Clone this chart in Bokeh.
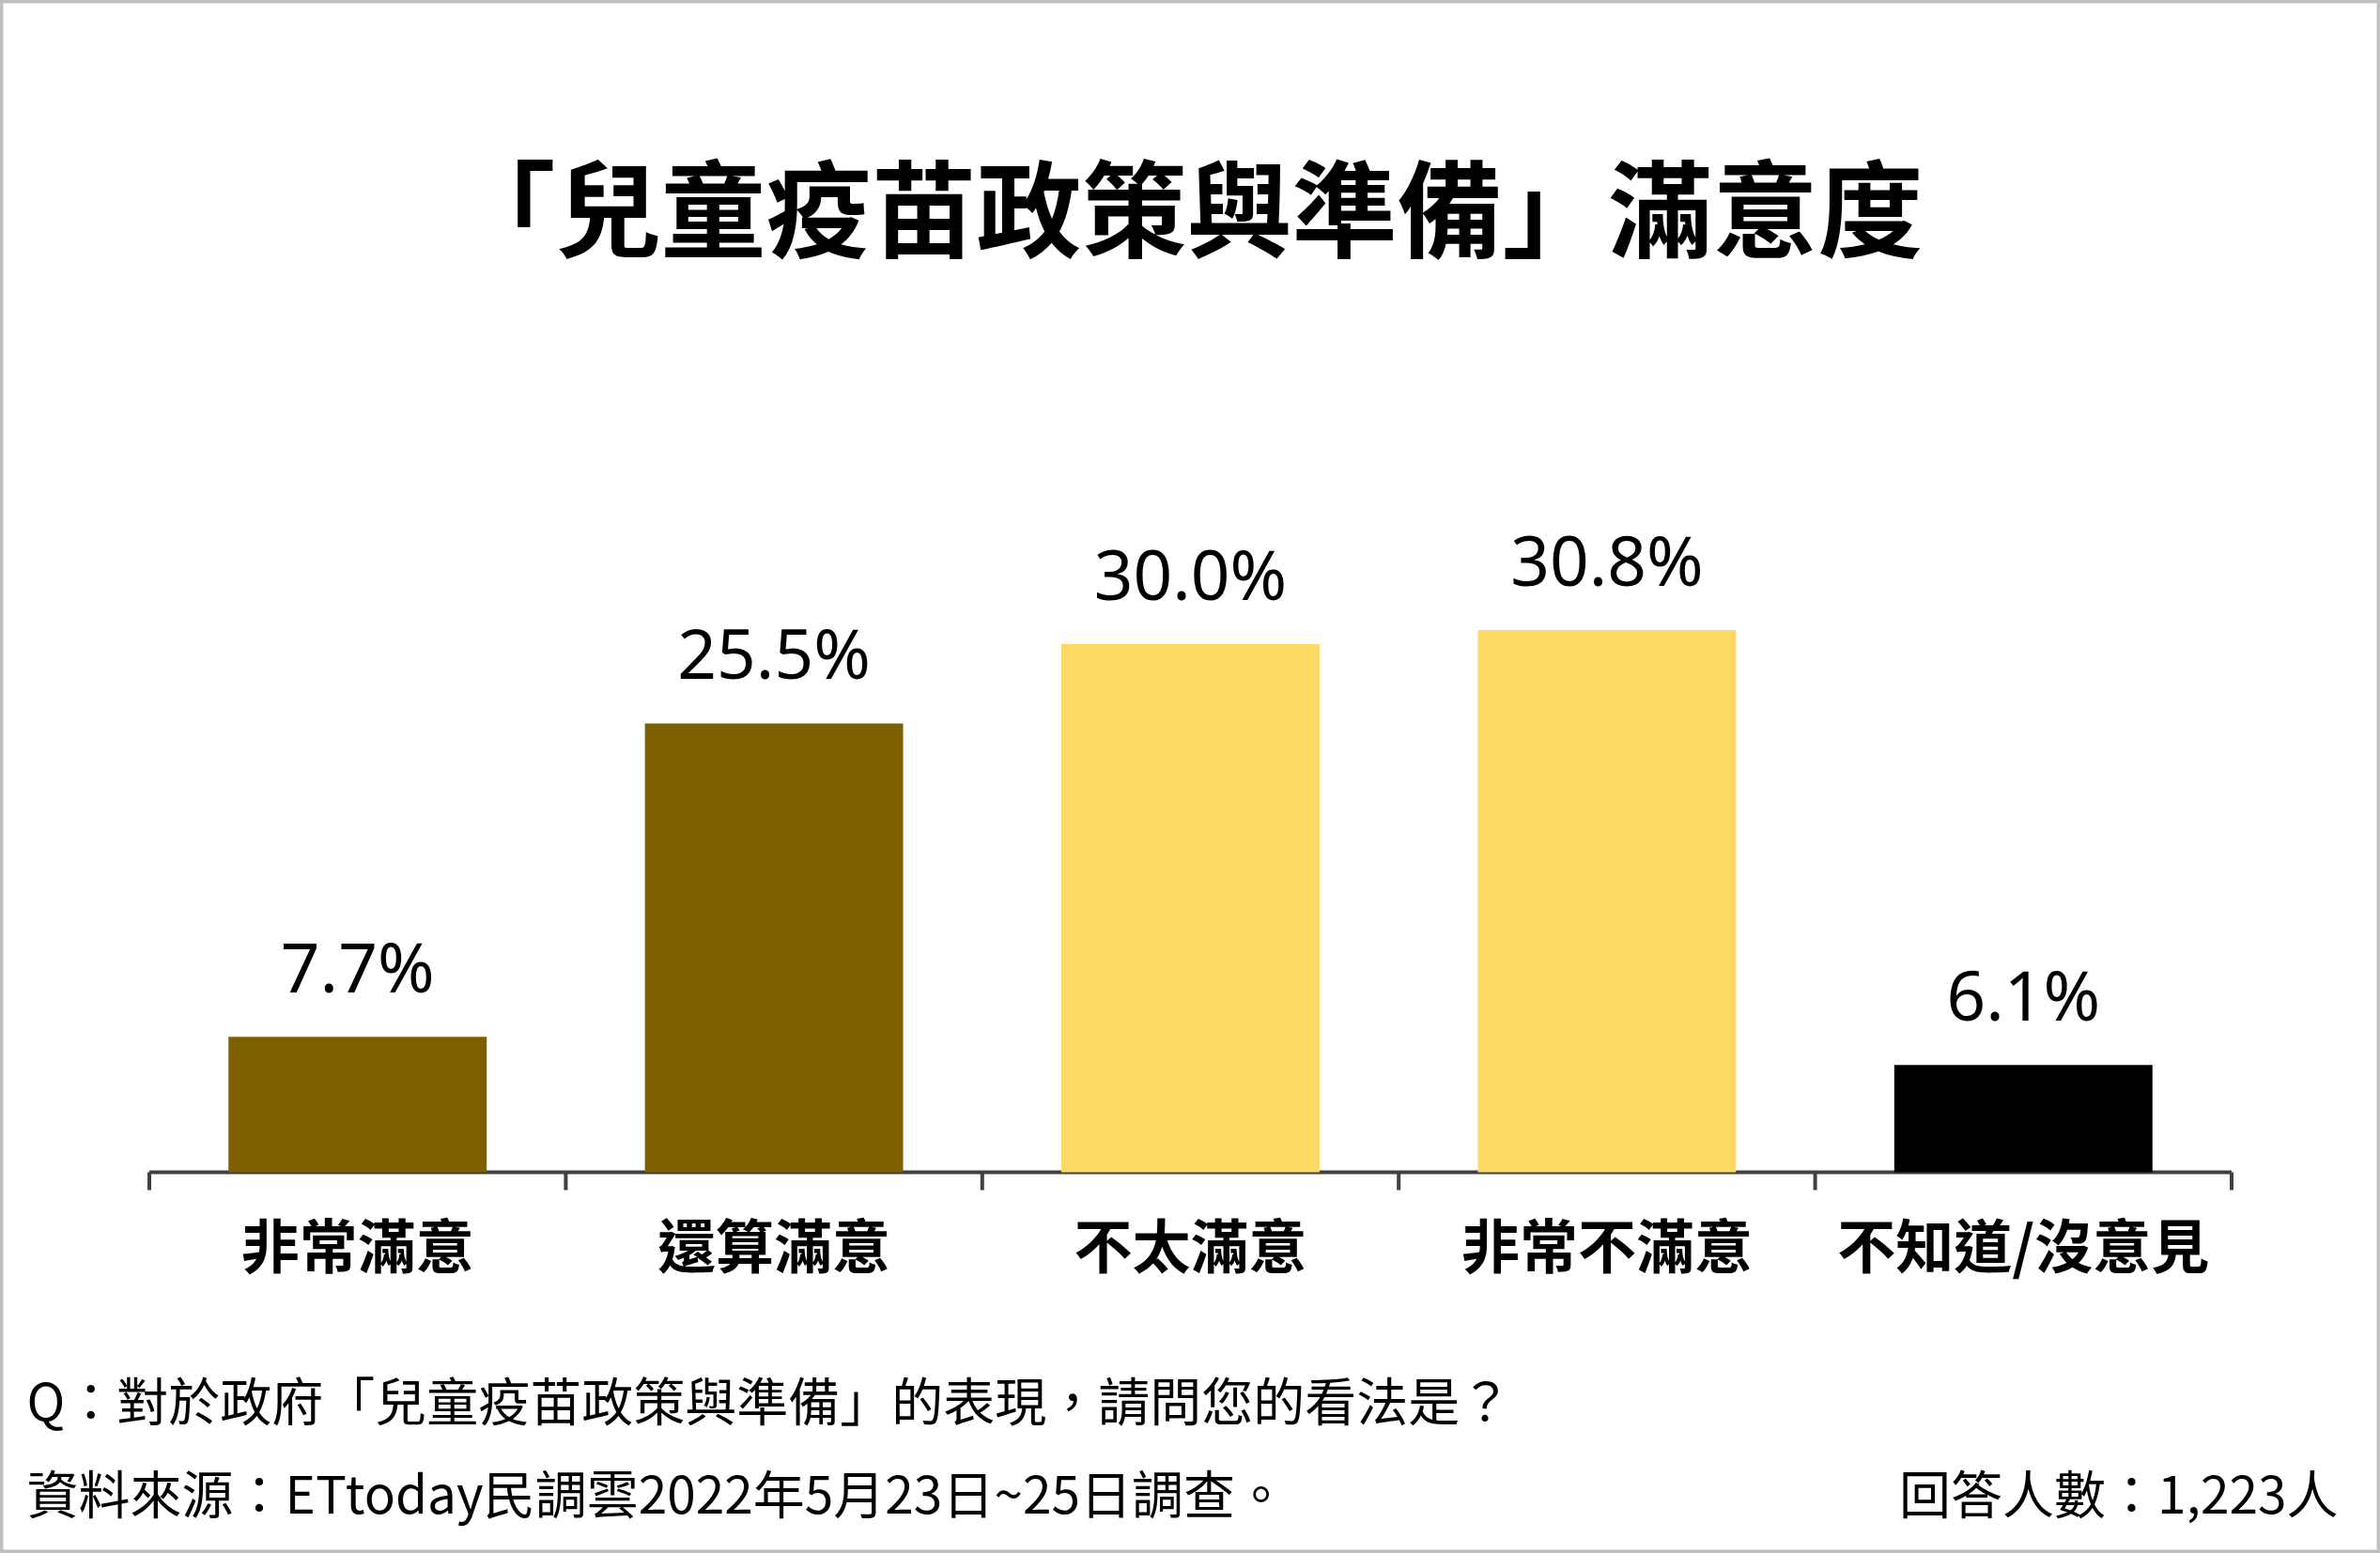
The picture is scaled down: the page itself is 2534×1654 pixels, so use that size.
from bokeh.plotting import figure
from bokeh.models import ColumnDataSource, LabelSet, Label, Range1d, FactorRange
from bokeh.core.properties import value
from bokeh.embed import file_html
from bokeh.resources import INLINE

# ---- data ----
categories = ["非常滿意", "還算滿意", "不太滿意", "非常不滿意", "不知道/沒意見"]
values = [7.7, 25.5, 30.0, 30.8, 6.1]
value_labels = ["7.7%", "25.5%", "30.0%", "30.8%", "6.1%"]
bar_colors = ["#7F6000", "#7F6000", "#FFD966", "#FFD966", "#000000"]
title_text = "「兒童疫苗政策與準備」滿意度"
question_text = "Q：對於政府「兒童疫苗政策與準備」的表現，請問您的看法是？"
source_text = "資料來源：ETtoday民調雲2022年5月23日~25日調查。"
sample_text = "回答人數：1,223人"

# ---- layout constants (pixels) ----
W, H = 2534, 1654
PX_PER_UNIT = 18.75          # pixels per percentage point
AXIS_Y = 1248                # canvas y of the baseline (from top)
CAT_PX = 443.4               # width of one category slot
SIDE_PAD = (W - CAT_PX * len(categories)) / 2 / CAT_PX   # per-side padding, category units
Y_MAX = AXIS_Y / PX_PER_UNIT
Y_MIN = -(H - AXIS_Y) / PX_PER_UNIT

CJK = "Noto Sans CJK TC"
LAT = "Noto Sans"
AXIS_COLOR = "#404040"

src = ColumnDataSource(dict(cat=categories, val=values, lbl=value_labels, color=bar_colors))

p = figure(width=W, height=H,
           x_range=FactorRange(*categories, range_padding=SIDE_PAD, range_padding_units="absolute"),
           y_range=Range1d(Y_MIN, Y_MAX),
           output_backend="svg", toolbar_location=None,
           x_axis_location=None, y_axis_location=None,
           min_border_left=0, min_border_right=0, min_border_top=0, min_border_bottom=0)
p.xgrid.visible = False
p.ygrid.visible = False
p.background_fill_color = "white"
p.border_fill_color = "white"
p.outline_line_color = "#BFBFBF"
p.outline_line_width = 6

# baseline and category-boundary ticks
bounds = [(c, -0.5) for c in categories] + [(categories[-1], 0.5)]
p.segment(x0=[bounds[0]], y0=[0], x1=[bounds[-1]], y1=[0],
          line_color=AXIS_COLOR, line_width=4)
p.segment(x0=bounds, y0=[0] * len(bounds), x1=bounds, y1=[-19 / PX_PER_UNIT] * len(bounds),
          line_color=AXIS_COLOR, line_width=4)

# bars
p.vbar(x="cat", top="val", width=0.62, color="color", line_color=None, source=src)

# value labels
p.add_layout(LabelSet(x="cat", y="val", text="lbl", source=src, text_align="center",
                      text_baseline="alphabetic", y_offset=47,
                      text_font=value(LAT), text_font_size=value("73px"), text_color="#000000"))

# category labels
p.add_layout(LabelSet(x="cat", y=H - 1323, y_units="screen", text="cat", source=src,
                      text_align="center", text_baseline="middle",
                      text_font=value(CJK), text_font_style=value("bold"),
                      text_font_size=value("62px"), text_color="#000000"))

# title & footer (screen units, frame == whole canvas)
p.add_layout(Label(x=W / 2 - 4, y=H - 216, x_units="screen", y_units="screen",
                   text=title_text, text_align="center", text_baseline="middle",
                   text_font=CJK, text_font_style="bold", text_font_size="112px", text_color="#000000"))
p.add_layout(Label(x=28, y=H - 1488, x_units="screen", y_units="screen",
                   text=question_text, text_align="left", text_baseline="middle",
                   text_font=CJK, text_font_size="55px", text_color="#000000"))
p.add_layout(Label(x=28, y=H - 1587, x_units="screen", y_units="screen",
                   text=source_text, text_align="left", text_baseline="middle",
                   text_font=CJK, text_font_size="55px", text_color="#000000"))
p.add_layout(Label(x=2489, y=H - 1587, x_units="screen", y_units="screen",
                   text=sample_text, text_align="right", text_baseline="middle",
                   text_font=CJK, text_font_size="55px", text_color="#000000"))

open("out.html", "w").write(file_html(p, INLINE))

::::

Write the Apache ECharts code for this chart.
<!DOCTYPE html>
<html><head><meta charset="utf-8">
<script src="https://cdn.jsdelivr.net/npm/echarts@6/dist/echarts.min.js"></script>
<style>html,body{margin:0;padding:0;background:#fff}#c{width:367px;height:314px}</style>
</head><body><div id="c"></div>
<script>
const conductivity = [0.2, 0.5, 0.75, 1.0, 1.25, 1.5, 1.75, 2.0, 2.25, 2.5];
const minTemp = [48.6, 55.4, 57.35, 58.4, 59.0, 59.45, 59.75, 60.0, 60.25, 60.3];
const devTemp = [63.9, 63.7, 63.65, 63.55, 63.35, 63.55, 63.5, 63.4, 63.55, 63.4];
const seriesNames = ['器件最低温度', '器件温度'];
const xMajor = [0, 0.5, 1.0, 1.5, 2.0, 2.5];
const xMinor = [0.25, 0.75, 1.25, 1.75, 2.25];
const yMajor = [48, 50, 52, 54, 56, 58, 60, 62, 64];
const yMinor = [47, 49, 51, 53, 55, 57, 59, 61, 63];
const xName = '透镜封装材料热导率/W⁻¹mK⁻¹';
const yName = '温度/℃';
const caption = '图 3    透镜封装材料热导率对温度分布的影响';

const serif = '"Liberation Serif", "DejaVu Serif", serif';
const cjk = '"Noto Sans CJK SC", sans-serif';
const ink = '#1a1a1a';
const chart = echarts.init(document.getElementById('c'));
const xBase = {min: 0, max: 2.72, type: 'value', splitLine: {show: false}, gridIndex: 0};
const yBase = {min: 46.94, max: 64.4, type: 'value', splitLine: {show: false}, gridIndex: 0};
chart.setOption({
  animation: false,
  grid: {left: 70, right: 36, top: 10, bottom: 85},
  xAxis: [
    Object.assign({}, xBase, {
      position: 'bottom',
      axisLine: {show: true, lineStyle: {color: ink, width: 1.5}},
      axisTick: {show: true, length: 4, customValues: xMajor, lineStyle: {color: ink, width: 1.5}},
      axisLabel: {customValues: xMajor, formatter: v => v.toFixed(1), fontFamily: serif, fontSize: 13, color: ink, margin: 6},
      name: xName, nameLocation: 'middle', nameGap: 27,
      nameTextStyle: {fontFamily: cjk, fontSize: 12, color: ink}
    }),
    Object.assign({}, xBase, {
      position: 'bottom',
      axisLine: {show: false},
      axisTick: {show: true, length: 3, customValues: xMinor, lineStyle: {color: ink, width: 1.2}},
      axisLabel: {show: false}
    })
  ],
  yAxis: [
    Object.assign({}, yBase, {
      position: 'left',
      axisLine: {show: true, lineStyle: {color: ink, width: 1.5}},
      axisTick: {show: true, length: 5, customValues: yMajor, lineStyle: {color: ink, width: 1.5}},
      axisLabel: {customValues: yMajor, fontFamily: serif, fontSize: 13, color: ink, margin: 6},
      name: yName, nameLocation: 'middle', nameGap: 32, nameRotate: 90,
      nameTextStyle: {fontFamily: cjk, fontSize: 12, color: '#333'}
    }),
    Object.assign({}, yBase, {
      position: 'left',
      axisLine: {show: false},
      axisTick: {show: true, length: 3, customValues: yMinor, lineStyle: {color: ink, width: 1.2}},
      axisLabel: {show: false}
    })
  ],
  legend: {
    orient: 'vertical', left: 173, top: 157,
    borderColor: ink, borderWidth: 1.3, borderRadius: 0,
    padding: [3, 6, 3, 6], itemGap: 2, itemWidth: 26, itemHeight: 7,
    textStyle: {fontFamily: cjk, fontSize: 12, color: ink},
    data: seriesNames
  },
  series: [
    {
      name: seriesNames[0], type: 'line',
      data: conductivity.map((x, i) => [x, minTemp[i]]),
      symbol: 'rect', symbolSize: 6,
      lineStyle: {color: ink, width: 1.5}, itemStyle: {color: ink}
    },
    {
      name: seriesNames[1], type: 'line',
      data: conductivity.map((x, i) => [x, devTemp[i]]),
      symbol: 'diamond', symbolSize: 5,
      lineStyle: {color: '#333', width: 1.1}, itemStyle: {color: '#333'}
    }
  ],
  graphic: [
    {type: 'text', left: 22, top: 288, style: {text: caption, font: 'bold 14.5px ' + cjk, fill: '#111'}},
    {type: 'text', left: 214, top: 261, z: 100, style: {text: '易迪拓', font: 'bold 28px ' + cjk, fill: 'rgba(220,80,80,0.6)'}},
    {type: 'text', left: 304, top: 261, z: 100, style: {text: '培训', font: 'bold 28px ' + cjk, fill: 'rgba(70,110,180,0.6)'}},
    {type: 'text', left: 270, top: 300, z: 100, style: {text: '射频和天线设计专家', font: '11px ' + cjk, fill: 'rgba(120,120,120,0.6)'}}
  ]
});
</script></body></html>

::::

-- Objective --
Set down, without pictures, the lines between the line holding "Clone this chart in Bokeh." and the line holding "p.outline_line_width = 6", both inclusive.

-- Task solution --
Clone this chart in Bokeh.
The picture is scaled down: the page itself is 2534×1654 pixels, so use that size.
from bokeh.plotting import figure
from bokeh.models import ColumnDataSource, LabelSet, Label, Range1d, FactorRange
from bokeh.core.properties import value
from bokeh.embed import file_html
from bokeh.resources import INLINE

# ---- data ----
categories = ["非常滿意", "還算滿意", "不太滿意", "非常不滿意", "不知道/沒意見"]
values = [7.7, 25.5, 30.0, 30.8, 6.1]
value_labels = ["7.7%", "25.5%", "30.0%", "30.8%", "6.1%"]
bar_colors = ["#7F6000", "#7F6000", "#FFD966", "#FFD966", "#000000"]
title_text = "「兒童疫苗政策與準備」滿意度"
question_text = "Q：對於政府「兒童疫苗政策與準備」的表現，請問您的看法是？"
source_text = "資料來源：ETtoday民調雲2022年5月23日~25日調查。"
sample_text = "回答人數：1,223人"

# ---- layout constants (pixels) ----
W, H = 2534, 1654
PX_PER_UNIT = 18.75          # pixels per percentage point
AXIS_Y = 1248                # canvas y of the baseline (from top)
CAT_PX = 443.4               # width of one category slot
SIDE_PAD = (W - CAT_PX * len(categories)) / 2 / CAT_PX   # per-side padding, category units
Y_MAX = AXIS_Y / PX_PER_UNIT
Y_MIN = -(H - AXIS_Y) / PX_PER_UNIT

CJK = "Noto Sans CJK TC"
LAT = "Noto Sans"
AXIS_COLOR = "#404040"

src = ColumnDataSource(dict(cat=categories, val=values, lbl=value_labels, color=bar_colors))

p = figure(width=W, height=H,
           x_range=FactorRange(*categories, range_padding=SIDE_PAD, range_padding_units="absolute"),
           y_range=Range1d(Y_MIN, Y_MAX),
           output_backend="svg", toolbar_location=None,
           x_axis_location=None, y_axis_location=None,
           min_border_left=0, min_border_right=0, min_border_top=0, min_border_bottom=0)
p.xgrid.visible = False
p.ygrid.visible = False
p.background_fill_color = "white"
p.border_fill_color = "white"
p.outline_line_color = "#BFBFBF"
p.outline_line_width = 6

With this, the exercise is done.